I (Heart) Picsearch And Python | Breaking Eggs And Making Omelettes

I don’t know much about Picsearch. I don’t know what differentiates them from Google’s image search. And I certainly don’t know what they’re doing scouring the internet for video. But I know what I like, and I like the fact that Picsearch has submitted back to the FFmpeg development team 3 gargantuan lists of URLs:

A list of 5100+ URLs linking to videos that crash FFmpeg
A list of 3200 URLs linking to videos that have relatively uncommon video codecs
A list of 1600+ URLs linking to videos that have relatively uncommon audio codecs

That first list is a quality engineer’s dream come true. I was able to download a little more than 4400 of the crasher URLs. The list was collected sometime last year and the good news is that FFmpeg has fixed enough problems that over half of the alleged crashers do not crash. There are still a lot of problems but I think most of them will cluster around a small set of bugs, particularly concerning the RealMedia demuxer.

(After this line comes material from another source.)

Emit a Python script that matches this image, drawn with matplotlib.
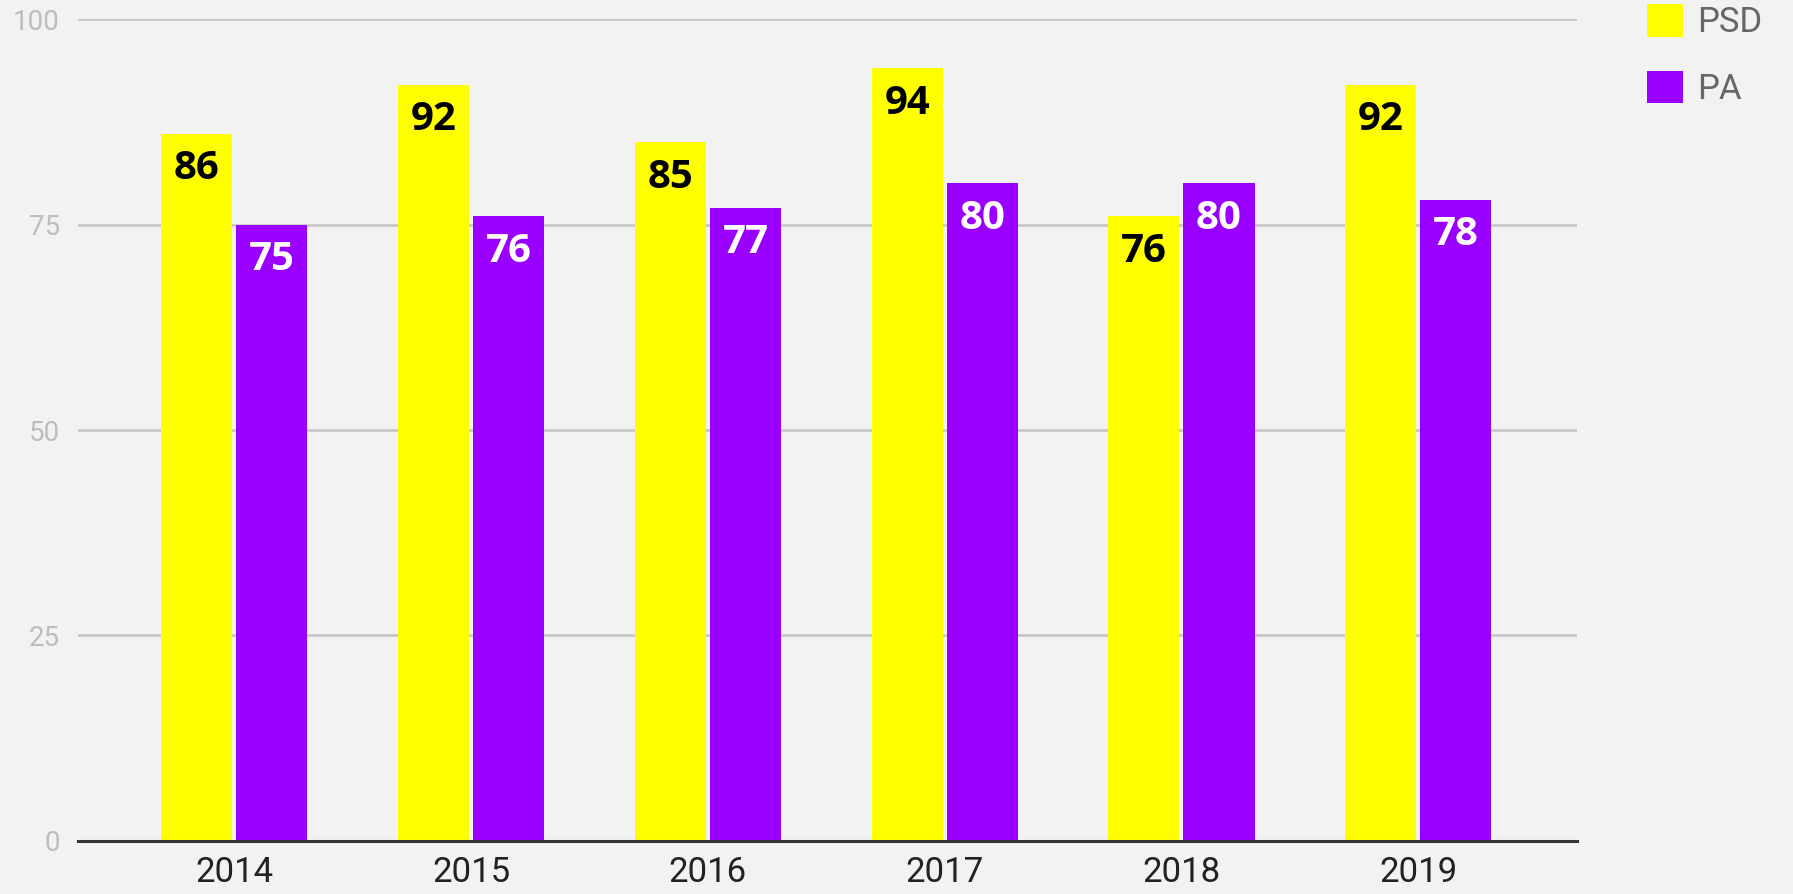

I am currently downloading the uncommon video and audio format files. Given my interests, if processing the crashers is akin the having to eat my vegetables, processing a few thousand files with heretofore unknown codecs is like dessert!

So far, the challenge here has been to both download and process the huge amount of samples efficiently. The usual “download and manually test” protocol usually followed when a problem sample is reported does not really scale in this situation. Invariably, I first try some half-hearted shell-based solutions. But… who really likes shell programming?

So I moved swiftly on to custom Python scripts for downloading and testing these files. Once I tighten up the scripts a little more and successfully process as many samples as I can, I will share them here, if only so I have a place where I can easily refer to the scripts again should I need them in the future (scripts are easily misplaced on my systems).

10 thoughts on “I (Heart) Picsearch And Python”

Reimar December 6, 2008 at 1:32 am

That’s why I always put my scripts in ~/bin. But I guess I have a few fewer than you ;-)

Anonymous December 6, 2008 at 7:29 am

I took a look at the uncommon audio codecs list. The most frequent codecs are:

0x1100736d – What is this?
0x7a21 – AMR (What happened to this SOC project?)
wmav1 – should work
truespeech – should work
QDMC – undiscovered, no documentation
real_288 – should work
0x0006 – a-law, should work
pcm_s24le – should work
sawb – AMR
mace3 – should work
imc – Intel Music Coder, should work
pcm_s32be – should work
adpcm_swf – should work
0x0163 – WMA lossless, undiscovered
drms – No way
fl64 – floating point PCM, should work
0x0402 – Ligos Indeo Audio, undiscovered
mp1 – MPEG layer 1, should work
fl32 – floating point PCM, should work
Qclq – QCELP, stuff to test
adpcm_ct – Creative ADPCM decoder, should work
0x00ff – AAC, should work
pcm_s32le – should work
0x7a22 – AMR
0x0003 – floating point PCM, should work

So most of the above look like good things to test.

Multimedia Mike Post authorDecember 6, 2008 at 8:08 am

True, uncommon != unsupported in FFmpeg. And there has already been a lot of movement on the development mailing list to map some of the video FourCCs to known codecs (apparently, there are even more aliases for MPEG-4 part 2 video).

Vitor December 6, 2008 at 9:07 am

> I took a look at the uncommon audio codecs list. The most frequent codecs are:

> 0Ã—1100736d – What is this?

This is adpcm_ima_wav, works fine with recent SVN.

compn December 8, 2008 at 6:24 pm

added a few of those codecs to mplayer and ffmpeg
still a few left to figure out.

i wonder if that vorbis/theora in .mov file plays on anything :)

Multimedia Mike Post authorDecember 8, 2008 at 6:25 pm

Thanks for your work on this, compn. I have been watching your commits to files like riff.c. I will be taking those into account as I methodically add samples to the MultimediaWiki (slow process, just take it a few at a time, each evening).

astrange December 8, 2008 at 10:01 pm

> QDMC – undiscovered, no documentation

http://wiki.multimedia.cx/index.php?title=QDesign_Music_Codec

mkhodor December 9, 2008 at 12:44 am

> > QDMC – undiscovered, no documentation
>
> http://wiki.multimedia.cx/index.php?title=QDesign_Music_Codec

FFmpeg has a buggy decoder for QDM2, and nothing for QDMC. So there is no complete and accurate documentation.

compn December 9, 2008 at 4:07 pm

binary codecs were uploaded to:
http://samples.mplayerhq.hu/drivers32/new/
please test and let me know if any other dlls are required.

Multimedia Mike Post authorDecember 9, 2008 at 4:45 pm

QDMC is well known as an earlier incarnation of the widely-used QDM2 codec. It has been shown through reverse engineering to be similar but not strictly compatible with its successor. It is great that we have some more samples, the lack of which has traditionally impeded RE efforts.

Comments are closed.